The other complaint by the police union is that D.C. is creating a searchable database of disciplinary records. The fear is that small infractions could tar otherwise-stellar officers and that cops will therefore transfer to other police departments that do not maintain such a database. The solution is not to reduce transparency but expand it. Make the database national so that officers cannot move around to avoid accountability.
One small but significant change that could reassure D.C. officers who are concerned about the additional scrutiny they are under is to allow them once again to review their body-camera footage before filing police reports. This will ensure their recollections are consistent with what’s on tape, and also make it easier to successfully prosecute cases. There could be an exception for officer-involved shootings.

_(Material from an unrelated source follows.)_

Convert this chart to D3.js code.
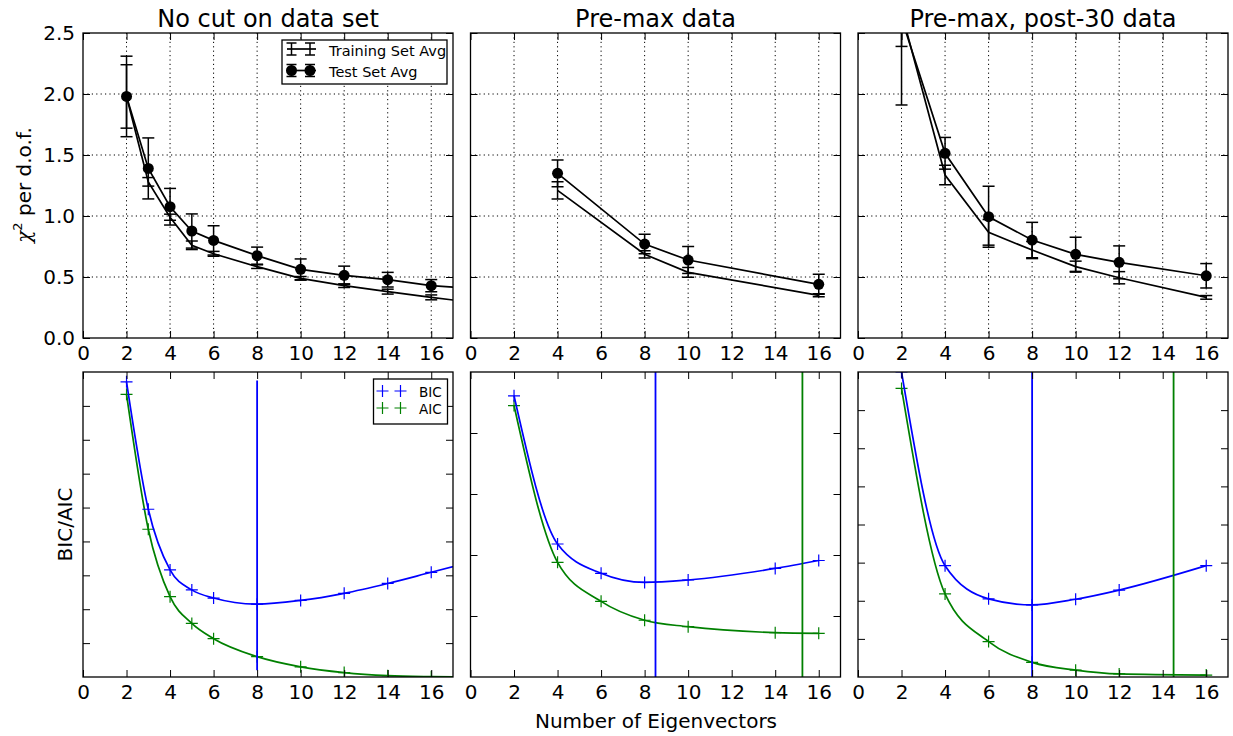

Under no circumstances should D.C. reduce standards to sign up more officers. In the late 1980s, politicians panicked amid a crime wave. Congress voted to withhold $430 million in federal payments to the District in 1989 and again for 1990 until about 1,800 new cops were brought onto the force. The city accepted scores of flawed applicants who had no business carrying a badge or a gun, including drug dealers. Full background checks weren’t completed in many cases. Some rookies didn’t know how to cuff suspects. Several officers from the classes of 1989 and 1990 wound up going to prison.
Chief Contee remembers this period and promises to never weaken standards, even as he warns that it could take more than a decade to get back to 3,800 officers. As urgent as the need is to bring in hundreds more officers, it is vital to take the time to get it right.